→ Exercise brief:
Print the full listing exactly.

══════

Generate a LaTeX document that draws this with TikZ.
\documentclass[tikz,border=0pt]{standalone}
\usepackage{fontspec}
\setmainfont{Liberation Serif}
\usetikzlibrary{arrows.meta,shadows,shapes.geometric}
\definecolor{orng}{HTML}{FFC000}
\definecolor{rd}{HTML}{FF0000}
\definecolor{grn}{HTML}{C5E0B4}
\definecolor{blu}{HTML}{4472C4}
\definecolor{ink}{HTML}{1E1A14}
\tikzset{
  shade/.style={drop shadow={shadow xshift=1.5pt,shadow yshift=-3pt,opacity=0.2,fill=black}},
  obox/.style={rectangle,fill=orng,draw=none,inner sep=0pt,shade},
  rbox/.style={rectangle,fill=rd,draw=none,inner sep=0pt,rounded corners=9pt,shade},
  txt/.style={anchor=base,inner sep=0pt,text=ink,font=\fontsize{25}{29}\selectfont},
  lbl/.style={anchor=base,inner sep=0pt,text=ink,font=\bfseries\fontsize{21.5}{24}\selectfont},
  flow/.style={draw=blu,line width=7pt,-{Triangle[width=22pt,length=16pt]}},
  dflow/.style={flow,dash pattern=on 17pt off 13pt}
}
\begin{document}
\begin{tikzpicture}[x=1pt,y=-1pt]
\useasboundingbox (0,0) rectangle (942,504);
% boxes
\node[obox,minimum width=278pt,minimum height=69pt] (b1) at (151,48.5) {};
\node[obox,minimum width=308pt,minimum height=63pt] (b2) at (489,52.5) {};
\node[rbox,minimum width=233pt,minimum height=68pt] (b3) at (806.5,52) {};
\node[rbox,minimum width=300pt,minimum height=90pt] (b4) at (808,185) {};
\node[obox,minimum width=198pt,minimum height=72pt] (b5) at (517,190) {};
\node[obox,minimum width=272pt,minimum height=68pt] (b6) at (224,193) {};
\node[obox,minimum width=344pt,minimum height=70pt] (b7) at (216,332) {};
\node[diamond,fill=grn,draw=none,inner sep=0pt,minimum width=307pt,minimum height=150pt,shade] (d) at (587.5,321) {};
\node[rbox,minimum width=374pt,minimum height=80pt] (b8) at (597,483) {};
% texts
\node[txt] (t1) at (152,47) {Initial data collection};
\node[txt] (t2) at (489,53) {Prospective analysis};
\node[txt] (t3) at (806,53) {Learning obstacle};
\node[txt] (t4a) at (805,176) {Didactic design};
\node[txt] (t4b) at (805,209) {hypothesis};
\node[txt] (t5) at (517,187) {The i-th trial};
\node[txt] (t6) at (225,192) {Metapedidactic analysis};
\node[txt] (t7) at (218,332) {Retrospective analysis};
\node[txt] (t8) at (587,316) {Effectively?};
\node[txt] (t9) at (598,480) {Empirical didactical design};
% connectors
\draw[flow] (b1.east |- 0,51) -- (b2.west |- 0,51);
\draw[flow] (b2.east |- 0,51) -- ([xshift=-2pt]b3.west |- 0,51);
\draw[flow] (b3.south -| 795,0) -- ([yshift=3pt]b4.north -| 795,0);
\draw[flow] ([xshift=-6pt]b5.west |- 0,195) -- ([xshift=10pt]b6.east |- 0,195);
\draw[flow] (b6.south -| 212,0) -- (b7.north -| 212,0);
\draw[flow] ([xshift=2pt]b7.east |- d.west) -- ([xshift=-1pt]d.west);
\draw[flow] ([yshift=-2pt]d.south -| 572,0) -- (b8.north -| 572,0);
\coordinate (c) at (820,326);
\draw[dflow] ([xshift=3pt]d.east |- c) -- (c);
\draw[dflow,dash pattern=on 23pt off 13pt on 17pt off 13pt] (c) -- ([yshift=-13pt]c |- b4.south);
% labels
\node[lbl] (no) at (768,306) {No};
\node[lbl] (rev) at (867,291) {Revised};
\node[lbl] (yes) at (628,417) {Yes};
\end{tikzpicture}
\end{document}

══════

→ Answer:
Generate a LaTeX document that draws this with TikZ.
\documentclass[tikz,border=0pt]{standalone}
\usepackage{fontspec}
\setmainfont{Liberation Serif}
\usetikzlibrary{arrows.meta,shadows,shapes.geometric}
\definecolor{orng}{HTML}{FFC000}
\definecolor{rd}{HTML}{FF0000}
\definecolor{grn}{HTML}{C5E0B4}
\definecolor{blu}{HTML}{4472C4}
\definecolor{ink}{HTML}{1E1A14}
\tikzset{
  shade/.style={drop shadow={shadow xshift=1.5pt,shadow yshift=-3pt,opacity=0.2,fill=black}},
  obox/.style={rectangle,fill=orng,draw=none,inner sep=0pt,shade},
  rbox/.style={rectangle,fill=rd,draw=none,inner sep=0pt,rounded corners=9pt,shade},
  txt/.style={anchor=base,inner sep=0pt,text=ink,font=\fontsize{25}{29}\selectfont},
  lbl/.style={anchor=base,inner sep=0pt,text=ink,font=\bfseries\fontsize{21.5}{24}\selectfont},
  flow/.style={draw=blu,line width=7pt,-{Triangle[width=22pt,length=16pt]}},
  dflow/.style={flow,dash pattern=on 17pt off 13pt}
}
\begin{document}
\begin{tikzpicture}[x=1pt,y=-1pt]
\useasboundingbox (0,0) rectangle (942,504);
% boxes
\node[obox,minimum width=278pt,minimum height=69pt] (b1) at (151,48.5) {};
\node[obox,minimum width=308pt,minimum height=63pt] (b2) at (489,52.5) {};
\node[rbox,minimum width=233pt,minimum height=68pt] (b3) at (806.5,52) {};
\node[rbox,minimum width=300pt,minimum height=90pt] (b4) at (808,185) {};
\node[obox,minimum width=198pt,minimum height=72pt] (b5) at (517,190) {};
\node[obox,minimum width=272pt,minimum height=68pt] (b6) at (224,193) {};
\node[obox,minimum width=344pt,minimum height=70pt] (b7) at (216,332) {};
\node[diamond,fill=grn,draw=none,inner sep=0pt,minimum width=307pt,minimum height=150pt,shade] (d) at (587.5,321) {};
\node[rbox,minimum width=374pt,minimum height=80pt] (b8) at (597,483) {};
% texts
\node[txt] (t1) at (152,47) {Initial data collection};
\node[txt] (t2) at (489,53) {Prospective analysis};
\node[txt] (t3) at (806,53) {Learning obstacle};
\node[txt] (t4a) at (805,176) {Didactic design};
\node[txt] (t4b) at (805,209) {hypothesis};
\node[txt] (t5) at (517,187) {The i-th trial};
\node[txt] (t6) at (225,192) {Metapedidactic analysis};
\node[txt] (t7) at (218,332) {Retrospective analysis};
\node[txt] (t8) at (587,316) {Effectively?};
\node[txt] (t9) at (598,480) {Empirical didactical design};
% connectors
\draw[flow] (b1.east |- 0,51) -- (b2.west |- 0,51);
\draw[flow] (b2.east |- 0,51) -- ([xshift=-2pt]b3.west |- 0,51);
\draw[flow] (b3.south -| 795,0) -- ([yshift=3pt]b4.north -| 795,0);
\draw[flow] ([xshift=-6pt]b5.west |- 0,195) -- ([xshift=10pt]b6.east |- 0,195);
\draw[flow] (b6.south -| 212,0) -- (b7.north -| 212,0);
\draw[flow] ([xshift=2pt]b7.east |- d.west) -- ([xshift=-1pt]d.west);
\draw[flow] ([yshift=-2pt]d.south -| 572,0) -- (b8.north -| 572,0);
\coordinate (c) at (820,326);
\draw[dflow] ([xshift=3pt]d.east |- c) -- (c);
\draw[dflow,dash pattern=on 23pt off 13pt on 17pt off 13pt] (c) -- ([yshift=-13pt]c |- b4.south);
% labels
\node[lbl] (no) at (768,306) {No};
\node[lbl] (rev) at (867,291) {Revised};
\node[lbl] (yes) at (628,417) {Yes};
\end{tikzpicture}
\end{document}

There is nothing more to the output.